_Records for the exercise:_
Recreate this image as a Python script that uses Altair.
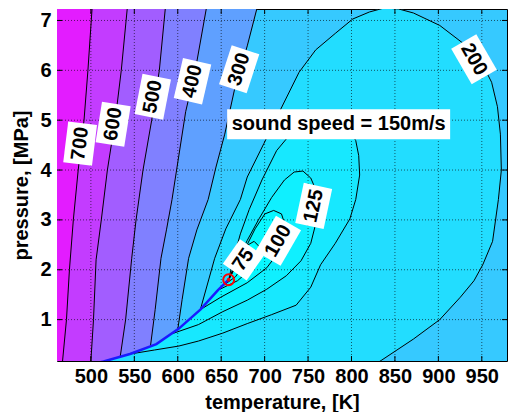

* * *

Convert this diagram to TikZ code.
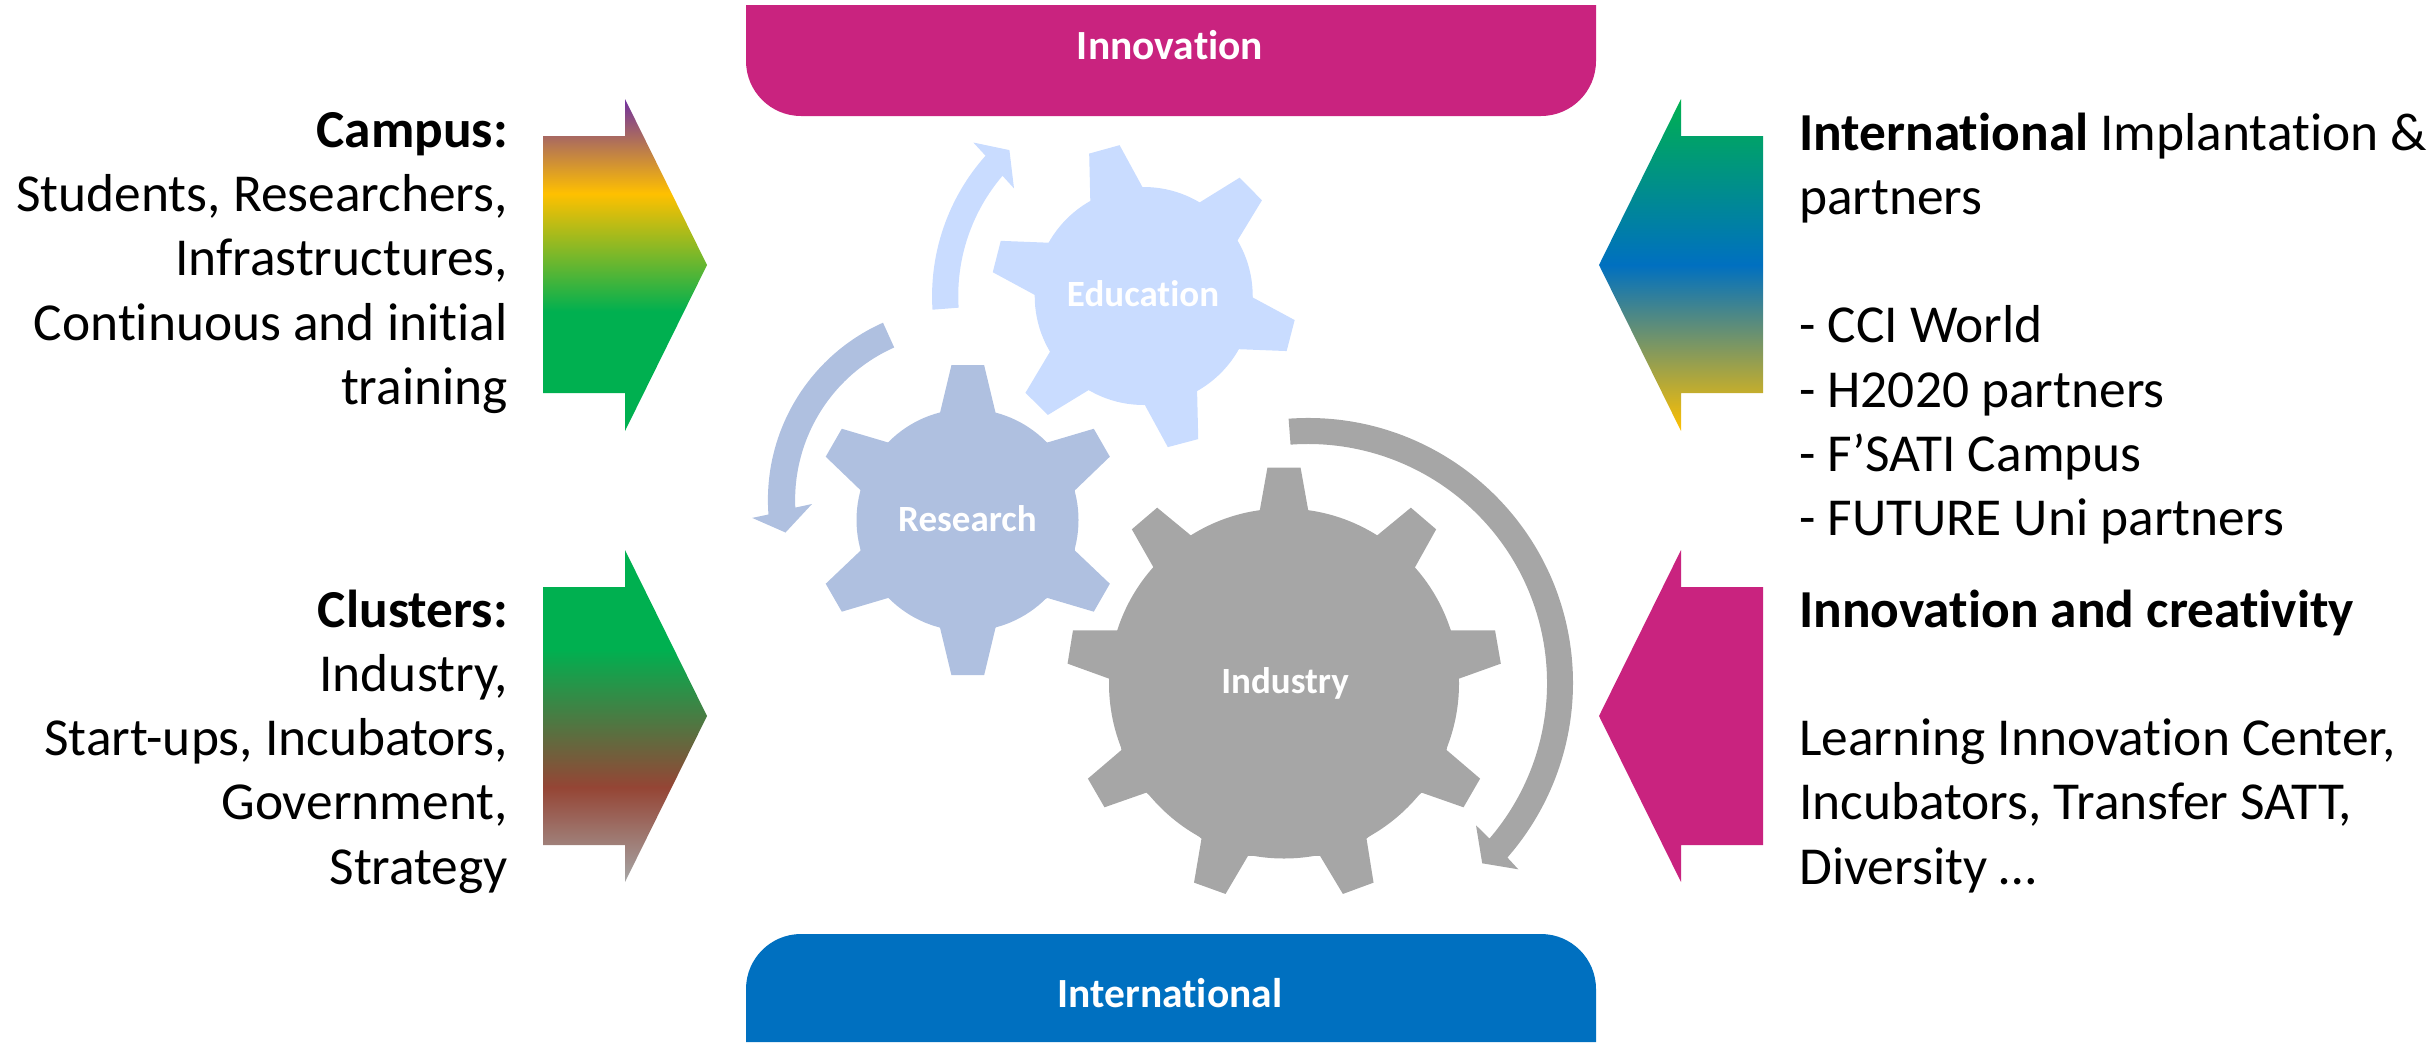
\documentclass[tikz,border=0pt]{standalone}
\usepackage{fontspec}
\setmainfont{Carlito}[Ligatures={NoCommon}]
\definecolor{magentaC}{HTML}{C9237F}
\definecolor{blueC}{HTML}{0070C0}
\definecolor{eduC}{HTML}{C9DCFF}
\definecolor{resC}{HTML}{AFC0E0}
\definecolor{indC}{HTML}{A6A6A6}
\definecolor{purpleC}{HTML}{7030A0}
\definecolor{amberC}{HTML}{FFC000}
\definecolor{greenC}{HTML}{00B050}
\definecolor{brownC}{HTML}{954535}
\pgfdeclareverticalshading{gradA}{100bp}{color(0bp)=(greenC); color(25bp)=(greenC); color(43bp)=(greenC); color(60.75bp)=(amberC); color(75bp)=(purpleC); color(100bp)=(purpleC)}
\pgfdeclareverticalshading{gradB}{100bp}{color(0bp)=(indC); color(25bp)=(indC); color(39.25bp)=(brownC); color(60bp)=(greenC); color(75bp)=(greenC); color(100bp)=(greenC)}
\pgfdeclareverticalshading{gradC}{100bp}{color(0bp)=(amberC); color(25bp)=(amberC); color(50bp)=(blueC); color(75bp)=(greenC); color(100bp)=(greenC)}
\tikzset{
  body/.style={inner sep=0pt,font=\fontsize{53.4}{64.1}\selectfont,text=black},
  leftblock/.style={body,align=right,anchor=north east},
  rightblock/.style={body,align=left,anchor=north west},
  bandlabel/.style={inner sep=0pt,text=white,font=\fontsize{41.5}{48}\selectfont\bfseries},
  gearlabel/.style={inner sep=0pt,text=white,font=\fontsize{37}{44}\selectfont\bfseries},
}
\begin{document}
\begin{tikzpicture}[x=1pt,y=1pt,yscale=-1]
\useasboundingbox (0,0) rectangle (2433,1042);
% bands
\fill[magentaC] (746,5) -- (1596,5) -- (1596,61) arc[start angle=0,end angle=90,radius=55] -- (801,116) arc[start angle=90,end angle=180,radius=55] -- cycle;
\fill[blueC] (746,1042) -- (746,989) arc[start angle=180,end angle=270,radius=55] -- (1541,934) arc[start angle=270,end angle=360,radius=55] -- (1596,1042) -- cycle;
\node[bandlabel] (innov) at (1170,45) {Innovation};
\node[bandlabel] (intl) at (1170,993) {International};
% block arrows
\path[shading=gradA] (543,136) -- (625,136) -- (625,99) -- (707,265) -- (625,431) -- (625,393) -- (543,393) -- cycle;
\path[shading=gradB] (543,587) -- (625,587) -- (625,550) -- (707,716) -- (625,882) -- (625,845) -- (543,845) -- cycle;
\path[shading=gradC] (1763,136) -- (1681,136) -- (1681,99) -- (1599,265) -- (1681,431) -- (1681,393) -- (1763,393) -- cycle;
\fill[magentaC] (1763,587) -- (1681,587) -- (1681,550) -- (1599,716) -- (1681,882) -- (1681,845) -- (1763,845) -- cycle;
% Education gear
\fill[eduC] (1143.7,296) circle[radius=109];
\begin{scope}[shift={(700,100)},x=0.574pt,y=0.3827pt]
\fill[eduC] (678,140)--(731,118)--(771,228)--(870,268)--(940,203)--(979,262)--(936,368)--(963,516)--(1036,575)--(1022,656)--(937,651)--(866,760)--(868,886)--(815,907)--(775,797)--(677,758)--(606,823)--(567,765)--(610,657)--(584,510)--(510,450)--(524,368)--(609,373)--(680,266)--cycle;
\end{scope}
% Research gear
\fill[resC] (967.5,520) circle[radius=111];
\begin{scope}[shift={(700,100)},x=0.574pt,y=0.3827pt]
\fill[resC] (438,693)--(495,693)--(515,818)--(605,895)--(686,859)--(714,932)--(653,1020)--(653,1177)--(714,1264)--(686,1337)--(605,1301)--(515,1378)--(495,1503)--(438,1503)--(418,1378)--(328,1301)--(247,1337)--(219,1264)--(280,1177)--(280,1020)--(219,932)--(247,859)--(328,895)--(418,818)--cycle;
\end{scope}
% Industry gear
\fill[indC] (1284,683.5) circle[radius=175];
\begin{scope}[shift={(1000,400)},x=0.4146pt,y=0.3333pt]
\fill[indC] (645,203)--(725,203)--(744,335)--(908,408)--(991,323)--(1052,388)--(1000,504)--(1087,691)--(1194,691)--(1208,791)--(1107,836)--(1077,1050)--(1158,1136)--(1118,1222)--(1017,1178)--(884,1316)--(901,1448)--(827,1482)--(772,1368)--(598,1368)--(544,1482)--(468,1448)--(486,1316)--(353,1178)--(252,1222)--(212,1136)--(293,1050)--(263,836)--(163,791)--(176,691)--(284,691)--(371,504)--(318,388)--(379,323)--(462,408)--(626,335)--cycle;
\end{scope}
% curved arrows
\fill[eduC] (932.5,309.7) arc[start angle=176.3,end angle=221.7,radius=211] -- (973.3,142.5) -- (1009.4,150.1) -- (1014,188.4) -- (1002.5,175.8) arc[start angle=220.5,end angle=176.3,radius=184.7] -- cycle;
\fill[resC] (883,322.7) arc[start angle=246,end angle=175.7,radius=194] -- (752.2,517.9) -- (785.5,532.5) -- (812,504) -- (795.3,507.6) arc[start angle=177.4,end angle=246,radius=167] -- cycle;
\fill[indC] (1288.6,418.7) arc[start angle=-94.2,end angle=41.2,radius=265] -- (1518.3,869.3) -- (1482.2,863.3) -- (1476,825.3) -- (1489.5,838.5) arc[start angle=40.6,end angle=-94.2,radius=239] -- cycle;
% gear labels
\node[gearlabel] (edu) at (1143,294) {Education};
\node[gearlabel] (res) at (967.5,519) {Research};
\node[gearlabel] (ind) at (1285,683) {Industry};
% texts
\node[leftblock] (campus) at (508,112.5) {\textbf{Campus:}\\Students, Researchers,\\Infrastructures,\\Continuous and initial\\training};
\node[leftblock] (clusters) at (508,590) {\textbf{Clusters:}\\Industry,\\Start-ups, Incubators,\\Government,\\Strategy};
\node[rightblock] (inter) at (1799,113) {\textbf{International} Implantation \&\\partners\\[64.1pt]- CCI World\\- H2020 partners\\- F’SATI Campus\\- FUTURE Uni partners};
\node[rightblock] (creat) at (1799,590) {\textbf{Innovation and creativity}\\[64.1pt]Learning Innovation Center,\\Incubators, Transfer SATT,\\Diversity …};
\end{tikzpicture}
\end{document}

_Work required:_
Identify every line where the string "this" appears.

_Task output:_
Recreate this image as a Python script that uses Altair.
Convert this diagram to TikZ code.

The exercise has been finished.